RAW RECORDS:
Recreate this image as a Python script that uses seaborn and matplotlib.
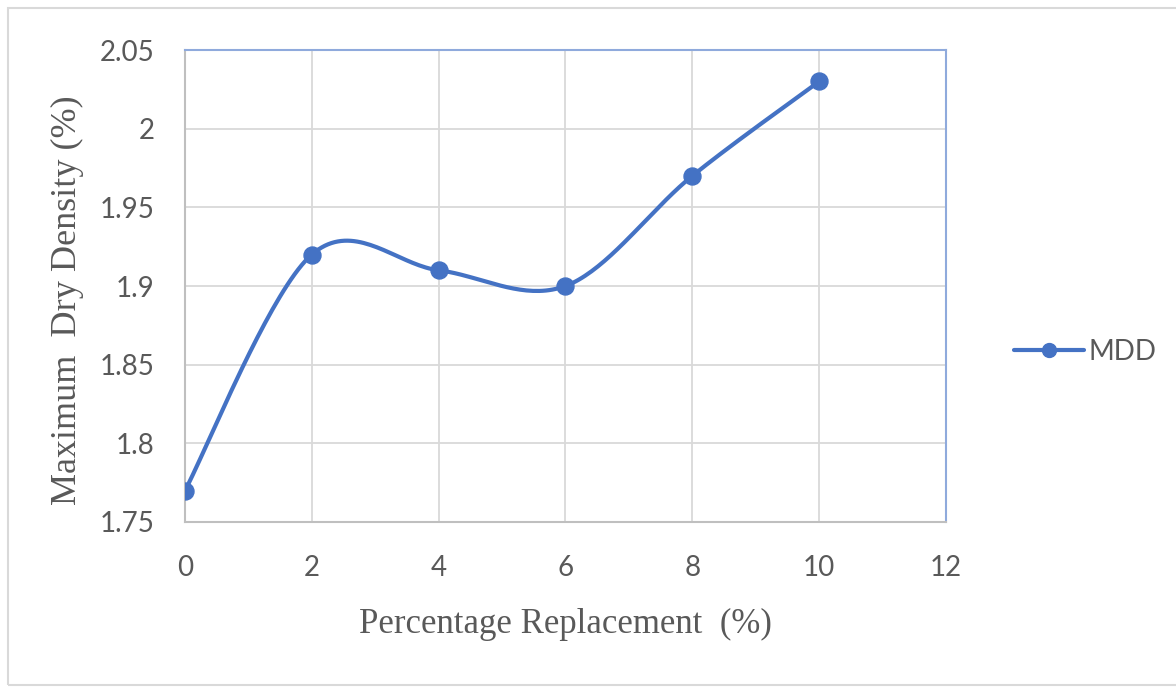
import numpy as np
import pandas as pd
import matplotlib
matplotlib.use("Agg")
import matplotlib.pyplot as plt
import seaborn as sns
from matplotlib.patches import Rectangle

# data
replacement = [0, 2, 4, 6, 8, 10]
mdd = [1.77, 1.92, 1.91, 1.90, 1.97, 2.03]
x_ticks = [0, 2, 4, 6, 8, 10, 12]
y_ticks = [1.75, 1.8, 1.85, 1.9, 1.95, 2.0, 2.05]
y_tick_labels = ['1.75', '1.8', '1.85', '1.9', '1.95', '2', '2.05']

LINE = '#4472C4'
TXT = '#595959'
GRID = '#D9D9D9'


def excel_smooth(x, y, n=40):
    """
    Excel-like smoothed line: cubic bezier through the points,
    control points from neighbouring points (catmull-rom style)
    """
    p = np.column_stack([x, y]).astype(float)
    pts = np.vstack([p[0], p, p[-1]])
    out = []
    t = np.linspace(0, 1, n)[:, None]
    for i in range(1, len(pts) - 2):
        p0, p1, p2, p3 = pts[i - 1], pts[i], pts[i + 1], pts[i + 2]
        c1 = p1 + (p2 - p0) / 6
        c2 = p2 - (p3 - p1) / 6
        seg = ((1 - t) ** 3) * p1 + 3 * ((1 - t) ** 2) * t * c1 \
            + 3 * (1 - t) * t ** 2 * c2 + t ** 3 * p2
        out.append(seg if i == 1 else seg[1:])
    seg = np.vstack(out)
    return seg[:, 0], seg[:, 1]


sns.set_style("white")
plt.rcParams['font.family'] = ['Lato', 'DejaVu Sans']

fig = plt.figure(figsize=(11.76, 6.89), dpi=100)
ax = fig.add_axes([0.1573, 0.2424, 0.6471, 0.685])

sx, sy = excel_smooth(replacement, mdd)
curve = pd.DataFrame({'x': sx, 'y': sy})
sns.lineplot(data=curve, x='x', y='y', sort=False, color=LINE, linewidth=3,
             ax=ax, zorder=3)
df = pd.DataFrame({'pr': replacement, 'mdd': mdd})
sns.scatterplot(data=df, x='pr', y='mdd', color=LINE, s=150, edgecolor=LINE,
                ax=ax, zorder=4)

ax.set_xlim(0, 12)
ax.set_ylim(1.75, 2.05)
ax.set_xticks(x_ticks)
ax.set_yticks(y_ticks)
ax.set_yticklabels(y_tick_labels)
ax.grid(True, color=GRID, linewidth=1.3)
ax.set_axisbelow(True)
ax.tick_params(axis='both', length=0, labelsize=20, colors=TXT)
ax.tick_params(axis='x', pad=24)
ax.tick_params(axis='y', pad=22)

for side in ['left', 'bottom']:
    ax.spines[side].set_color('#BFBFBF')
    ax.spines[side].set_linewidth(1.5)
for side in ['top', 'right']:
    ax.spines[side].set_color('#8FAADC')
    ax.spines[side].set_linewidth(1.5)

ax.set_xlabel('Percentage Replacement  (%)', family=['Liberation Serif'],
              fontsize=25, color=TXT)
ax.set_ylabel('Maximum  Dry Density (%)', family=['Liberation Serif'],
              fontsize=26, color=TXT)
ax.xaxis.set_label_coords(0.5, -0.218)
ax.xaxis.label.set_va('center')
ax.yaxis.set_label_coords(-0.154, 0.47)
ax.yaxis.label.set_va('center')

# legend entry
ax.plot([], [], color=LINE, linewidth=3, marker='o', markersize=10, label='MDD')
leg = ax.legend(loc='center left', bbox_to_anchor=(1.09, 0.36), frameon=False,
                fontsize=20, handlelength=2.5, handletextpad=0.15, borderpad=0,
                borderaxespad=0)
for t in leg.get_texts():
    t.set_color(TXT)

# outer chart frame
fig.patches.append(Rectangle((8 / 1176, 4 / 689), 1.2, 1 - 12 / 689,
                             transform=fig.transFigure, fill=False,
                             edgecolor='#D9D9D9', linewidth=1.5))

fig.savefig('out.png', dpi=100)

==

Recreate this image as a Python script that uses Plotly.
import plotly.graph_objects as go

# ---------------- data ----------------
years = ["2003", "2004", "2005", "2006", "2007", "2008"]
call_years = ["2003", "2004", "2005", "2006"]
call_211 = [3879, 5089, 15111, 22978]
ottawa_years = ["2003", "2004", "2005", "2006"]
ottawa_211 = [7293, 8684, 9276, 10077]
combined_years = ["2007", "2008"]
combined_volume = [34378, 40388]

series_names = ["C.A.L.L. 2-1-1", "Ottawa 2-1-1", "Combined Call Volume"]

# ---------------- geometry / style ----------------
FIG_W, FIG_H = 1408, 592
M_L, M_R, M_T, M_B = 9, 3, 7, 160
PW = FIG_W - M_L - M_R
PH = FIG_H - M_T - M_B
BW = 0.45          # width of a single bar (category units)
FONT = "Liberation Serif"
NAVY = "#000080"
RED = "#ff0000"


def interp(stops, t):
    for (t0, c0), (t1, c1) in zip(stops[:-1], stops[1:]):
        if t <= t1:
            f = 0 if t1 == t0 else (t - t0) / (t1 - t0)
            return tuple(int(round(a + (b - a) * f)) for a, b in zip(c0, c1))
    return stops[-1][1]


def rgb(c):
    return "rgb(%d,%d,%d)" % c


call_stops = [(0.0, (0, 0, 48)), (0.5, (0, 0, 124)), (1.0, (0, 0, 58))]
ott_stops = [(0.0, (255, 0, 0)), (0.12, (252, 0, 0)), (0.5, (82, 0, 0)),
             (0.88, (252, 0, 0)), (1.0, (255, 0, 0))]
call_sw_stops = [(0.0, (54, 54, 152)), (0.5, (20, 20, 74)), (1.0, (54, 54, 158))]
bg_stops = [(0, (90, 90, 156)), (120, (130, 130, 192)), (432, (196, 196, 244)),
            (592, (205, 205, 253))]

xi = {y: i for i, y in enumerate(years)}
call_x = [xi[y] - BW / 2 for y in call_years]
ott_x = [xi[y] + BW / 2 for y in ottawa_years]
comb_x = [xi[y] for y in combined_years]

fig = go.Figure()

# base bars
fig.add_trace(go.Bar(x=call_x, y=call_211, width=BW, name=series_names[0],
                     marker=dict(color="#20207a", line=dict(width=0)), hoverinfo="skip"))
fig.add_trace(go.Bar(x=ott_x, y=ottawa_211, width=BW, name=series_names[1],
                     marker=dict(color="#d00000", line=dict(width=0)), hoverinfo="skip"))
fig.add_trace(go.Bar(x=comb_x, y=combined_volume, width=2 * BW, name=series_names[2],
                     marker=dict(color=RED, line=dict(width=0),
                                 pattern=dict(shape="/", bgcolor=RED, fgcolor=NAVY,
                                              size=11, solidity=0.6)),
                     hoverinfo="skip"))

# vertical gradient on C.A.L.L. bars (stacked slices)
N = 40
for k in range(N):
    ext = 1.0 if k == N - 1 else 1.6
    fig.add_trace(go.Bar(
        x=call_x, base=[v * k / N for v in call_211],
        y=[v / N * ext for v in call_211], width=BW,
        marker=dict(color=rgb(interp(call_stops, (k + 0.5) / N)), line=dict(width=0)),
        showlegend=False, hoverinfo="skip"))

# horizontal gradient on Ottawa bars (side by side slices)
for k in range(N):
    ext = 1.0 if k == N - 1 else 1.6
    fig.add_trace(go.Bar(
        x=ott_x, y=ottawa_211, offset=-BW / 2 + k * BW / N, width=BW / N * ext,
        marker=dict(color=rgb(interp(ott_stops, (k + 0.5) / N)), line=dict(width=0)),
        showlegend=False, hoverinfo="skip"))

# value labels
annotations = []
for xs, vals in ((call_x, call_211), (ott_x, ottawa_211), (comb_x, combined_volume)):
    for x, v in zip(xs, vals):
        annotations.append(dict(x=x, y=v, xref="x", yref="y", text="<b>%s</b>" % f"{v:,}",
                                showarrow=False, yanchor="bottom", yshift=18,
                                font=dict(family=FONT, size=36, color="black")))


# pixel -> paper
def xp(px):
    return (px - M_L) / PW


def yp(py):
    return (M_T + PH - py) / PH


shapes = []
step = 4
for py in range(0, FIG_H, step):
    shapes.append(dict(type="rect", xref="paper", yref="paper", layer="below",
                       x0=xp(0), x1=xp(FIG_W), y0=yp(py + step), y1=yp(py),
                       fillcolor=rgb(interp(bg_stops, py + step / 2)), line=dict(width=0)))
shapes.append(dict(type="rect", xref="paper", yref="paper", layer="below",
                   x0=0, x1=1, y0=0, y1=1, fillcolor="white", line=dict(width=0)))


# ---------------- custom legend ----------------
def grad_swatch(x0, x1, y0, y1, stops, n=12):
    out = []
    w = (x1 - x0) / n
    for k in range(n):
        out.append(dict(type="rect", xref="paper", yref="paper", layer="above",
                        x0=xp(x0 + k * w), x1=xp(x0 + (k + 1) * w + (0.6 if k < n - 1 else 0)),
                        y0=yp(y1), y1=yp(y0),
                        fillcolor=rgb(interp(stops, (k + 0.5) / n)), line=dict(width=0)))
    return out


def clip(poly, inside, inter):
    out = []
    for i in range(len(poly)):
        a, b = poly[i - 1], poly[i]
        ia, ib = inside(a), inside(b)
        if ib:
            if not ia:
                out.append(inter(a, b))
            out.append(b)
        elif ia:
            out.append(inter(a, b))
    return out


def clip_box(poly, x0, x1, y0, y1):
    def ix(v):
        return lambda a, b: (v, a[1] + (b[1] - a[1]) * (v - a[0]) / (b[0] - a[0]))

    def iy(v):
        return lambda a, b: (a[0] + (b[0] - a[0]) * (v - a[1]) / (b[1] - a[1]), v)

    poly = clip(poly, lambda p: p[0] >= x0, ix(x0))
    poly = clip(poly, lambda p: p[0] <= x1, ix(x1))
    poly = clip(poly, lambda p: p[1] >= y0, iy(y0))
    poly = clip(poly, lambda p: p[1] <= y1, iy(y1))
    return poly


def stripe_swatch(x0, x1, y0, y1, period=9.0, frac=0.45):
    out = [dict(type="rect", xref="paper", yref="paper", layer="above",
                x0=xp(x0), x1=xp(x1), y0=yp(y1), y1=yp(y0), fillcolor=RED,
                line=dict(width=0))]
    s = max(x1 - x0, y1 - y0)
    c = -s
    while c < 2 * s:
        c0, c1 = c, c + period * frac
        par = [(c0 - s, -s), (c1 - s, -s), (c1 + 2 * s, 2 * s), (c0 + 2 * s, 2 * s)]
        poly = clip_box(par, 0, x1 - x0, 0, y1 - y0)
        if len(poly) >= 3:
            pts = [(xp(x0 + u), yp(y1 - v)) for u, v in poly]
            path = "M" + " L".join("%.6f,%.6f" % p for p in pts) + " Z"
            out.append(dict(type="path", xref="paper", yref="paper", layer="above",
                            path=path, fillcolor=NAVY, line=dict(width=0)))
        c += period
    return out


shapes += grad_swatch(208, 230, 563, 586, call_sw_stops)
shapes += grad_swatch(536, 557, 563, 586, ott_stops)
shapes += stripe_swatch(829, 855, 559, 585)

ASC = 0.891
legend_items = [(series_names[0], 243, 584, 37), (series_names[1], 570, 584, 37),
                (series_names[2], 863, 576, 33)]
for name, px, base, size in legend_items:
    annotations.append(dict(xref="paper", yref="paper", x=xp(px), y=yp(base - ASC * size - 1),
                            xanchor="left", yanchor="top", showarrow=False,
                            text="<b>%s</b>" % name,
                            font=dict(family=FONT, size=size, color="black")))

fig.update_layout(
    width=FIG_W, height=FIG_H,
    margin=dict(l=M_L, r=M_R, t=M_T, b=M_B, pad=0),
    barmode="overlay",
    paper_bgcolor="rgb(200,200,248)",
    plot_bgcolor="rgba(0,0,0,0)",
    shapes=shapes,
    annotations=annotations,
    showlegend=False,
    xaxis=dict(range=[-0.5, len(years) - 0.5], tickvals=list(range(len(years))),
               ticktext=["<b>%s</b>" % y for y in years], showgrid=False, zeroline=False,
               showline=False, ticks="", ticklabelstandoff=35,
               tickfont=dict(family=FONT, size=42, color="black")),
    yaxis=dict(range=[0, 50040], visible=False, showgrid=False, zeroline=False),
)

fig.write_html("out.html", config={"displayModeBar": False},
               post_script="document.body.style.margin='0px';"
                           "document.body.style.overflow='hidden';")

TO DO:
Make an exact copy of the lines from the one containing "Recreate this image as a Python script that uses seaborn" to the one containing "ax.tick_params(axis='y', pad=22)", keeping both and leaving out every picture.

RESULT OF THE EXERCISE:
Recreate this image as a Python script that uses seaborn and matplotlib.
import numpy as np
import pandas as pd
import matplotlib
matplotlib.use("Agg")
import matplotlib.pyplot as plt
import seaborn as sns
from matplotlib.patches import Rectangle

# data
replacement = [0, 2, 4, 6, 8, 10]
mdd = [1.77, 1.92, 1.91, 1.90, 1.97, 2.03]
x_ticks = [0, 2, 4, 6, 8, 10, 12]
y_ticks = [1.75, 1.8, 1.85, 1.9, 1.95, 2.0, 2.05]
y_tick_labels = ['1.75', '1.8', '1.85', '1.9', '1.95', '2', '2.05']

LINE = '#4472C4'
TXT = '#595959'
GRID = '#D9D9D9'


def excel_smooth(x, y, n=40):
    """
    Excel-like smoothed line: cubic bezier through the points,
    control points from neighbouring points (catmull-rom style)
    """
    p = np.column_stack([x, y]).astype(float)
    pts = np.vstack([p[0], p, p[-1]])
    out = []
    t = np.linspace(0, 1, n)[:, None]
    for i in range(1, len(pts) - 2):
        p0, p1, p2, p3 = pts[i - 1], pts[i], pts[i + 1], pts[i + 2]
        c1 = p1 + (p2 - p0) / 6
        c2 = p2 - (p3 - p1) / 6
        seg = ((1 - t) ** 3) * p1 + 3 * ((1 - t) ** 2) * t * c1 \
            + 3 * (1 - t) * t ** 2 * c2 + t ** 3 * p2
        out.append(seg if i == 1 else seg[1:])
    seg = np.vstack(out)
    return seg[:, 0], seg[:, 1]


sns.set_style("white")
plt.rcParams['font.family'] = ['Lato', 'DejaVu Sans']

fig = plt.figure(figsize=(11.76, 6.89), dpi=100)
ax = fig.add_axes([0.1573, 0.2424, 0.6471, 0.685])

sx, sy = excel_smooth(replacement, mdd)
curve = pd.DataFrame({'x': sx, 'y': sy})
sns.lineplot(data=curve, x='x', y='y', sort=False, color=LINE, linewidth=3,
             ax=ax, zorder=3)
df = pd.DataFrame({'pr': replacement, 'mdd': mdd})
sns.scatterplot(data=df, x='pr', y='mdd', color=LINE, s=150, edgecolor=LINE,
                ax=ax, zorder=4)

ax.set_xlim(0, 12)
ax.set_ylim(1.75, 2.05)
ax.set_xticks(x_ticks)
ax.set_yticks(y_ticks)
ax.set_yticklabels(y_tick_labels)
ax.grid(True, color=GRID, linewidth=1.3)
ax.set_axisbelow(True)
ax.tick_params(axis='both', length=0, labelsize=20, colors=TXT)
ax.tick_params(axis='x', pad=24)
ax.tick_params(axis='y', pad=22)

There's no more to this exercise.